Glenn T. Sager, George H. Miley, Keith H. Burrell
Fusion Science and Technology | Volume 18 | Number 3 | November 1990 | Pages 389-396
Alpha Particles in Fusion Research | Technical Paper | doi.org/10.13182/FST90-A29272
Articles are hosted by Taylor and Francis Online.
Neoclassical transport of minority suprathernial alpha particles is investigated. This work departs from previous investigations in that (a) the banana-width ordering parameter ρθ/L is not formally restricted to be a small parameter and (b) a linearized collision operator that retains the effects of pitch-angle scattering, electron and ion drag, and speed diffusion is used. A step model approximation for the large-aspect-ratio, circular-cross-section tokamak magnetic field is adopted to simplify the orbit-averaging procedure. Assuming that the suprathermal alphas are in the banana regime, an asymptotic expansion in τB/τs ≪ 1 is carried out.
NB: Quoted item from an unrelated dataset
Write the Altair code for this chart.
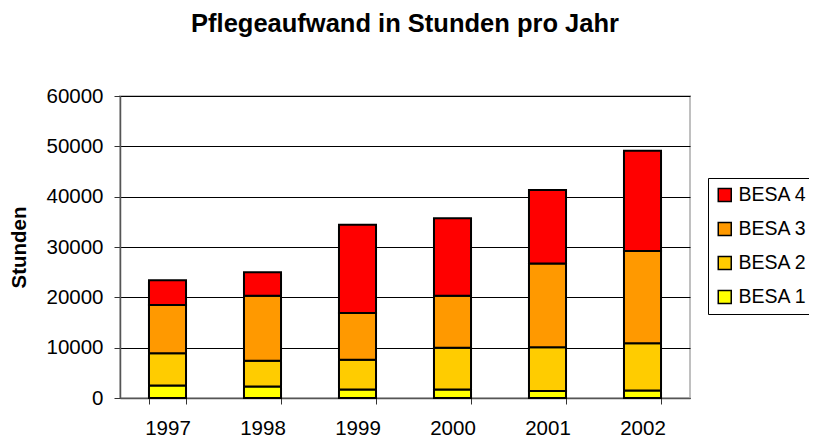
import altair as alt
import pandas as pd

years = ["1997", "1998", "1999", "2000", "2001", "2002"]
besa1 = [2500, 2300, 1700, 1700, 1400, 1500]
besa2 = [6400, 5100, 5900, 8300, 8700, 9400]
besa3 = [9600, 12900, 9300, 10300, 16600, 18300]
besa4 = [4900, 4700, 17500, 15400, 14600, 19900]
series = ["BESA 1", "BESA 2", "BESA 3", "BESA 4"]
colors = {"BESA 4": "#FF0000", "BESA 3": "#FF9900", "BESA 2": "#FFCC00", "BESA 1": "#FFFF00"}
legend_order = ["BESA 4", "BESA 3", "BESA 2", "BESA 1"]

rows = []
for name, vals in zip(series, [besa1, besa2, besa3, besa4]):
    for y, v in zip(years, vals):
        rows.append({"Jahr": y, "Stufe": name, "Stunden": v, "ord": series.index(name)})
df = pd.DataFrame(rows)

FONT = "Liberation Sans"

chart = alt.Chart(df).mark_bar(stroke="black", strokeWidth=2).encode(
    x=alt.X("Jahr:N", sort=years,
            scale=alt.Scale(paddingInner=0.61, paddingOuter=0.305),
            axis=alt.Axis(title=None, labelAngle=0, labelFontSize=20.5, labelColor="black",
                          labelFont=FONT, tickBand="extent", tickSize=6, tickColor="#333",
                          domainColor="#555", domainWidth=1.5, labelPadding=14, grid=False)),
    y=alt.Y("Stunden:Q", stack="zero",
            scale=alt.Scale(domain=[0, 60000], nice=False),
            axis=alt.Axis(title="Stunden", values=[0, 10000, 20000, 30000, 40000, 50000, 60000],
                          format="d", labelFontSize=20.5, labelFont=FONT, labelColor="black",
                          tickSize=6, tickColor="#333", domainColor="#555", domainWidth=1.5,
                          labelPadding=11, grid=True, gridColor="black", gridWidth=1,
                          titleFont=FONT, titleFontSize=20.5, titleFontWeight="bold",
                          titleColor="black", titleX=-101, titleY=151, titleAngle=270,
                          titleAlign="center", titleBaseline="middle")),
    color=alt.Color("Stufe:N", sort=legend_order,
                    scale=alt.Scale(domain=legend_order, range=[colors[s] for s in legend_order]),
                    legend=alt.Legend(title=None, orient="none", legendX=588, legendY=82,
                                      symbolType="square", symbolSize=169,
                                      symbolStrokeColor="black", symbolStrokeWidth=1.5,
                                      labelFont=FONT, labelFontSize=19.5, labelColor="black",
                                      clipHeight=20, rowPadding=14, padding=7,
                                      strokeColor="black", fillColor="white",
                                      labelOffset=4)),
    order=alt.Order("ord:Q", sort="ascending"),
).properties(
    width=570,
    height=302,
    title=alt.TitleParams("Pflegeaufwand in Stunden pro Jahr", font=FONT, fontSize=25.5,
                          fontWeight="bold", color="black", anchor="middle", offset=49),
    autosize=alt.AutoSizeParams(type="none"),
    padding={"left": 112, "top": 88, "right": 119, "bottom": 42},
).configure_view(stroke="#c0c0c0", strokeWidth=2)

chart.save("out.html", embed_options={"renderer": "svg", "actions": False})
The lowest order distribution is independent of poloidal angle on a drift surface and is completely determined by solving an orbit-averaged drift kinetic equation, A variational problem is derived that is equivalent to this three-dimensional, inhomogeneous differential equation. A similar procedure yields an expression for the first-order component f1. Knowledge of f1 is sufficient to obtain expressions for particle and heat fluxes directly from the definitions or from alternate expressions. Extension of this model to account for loss regions in phase space is outlined.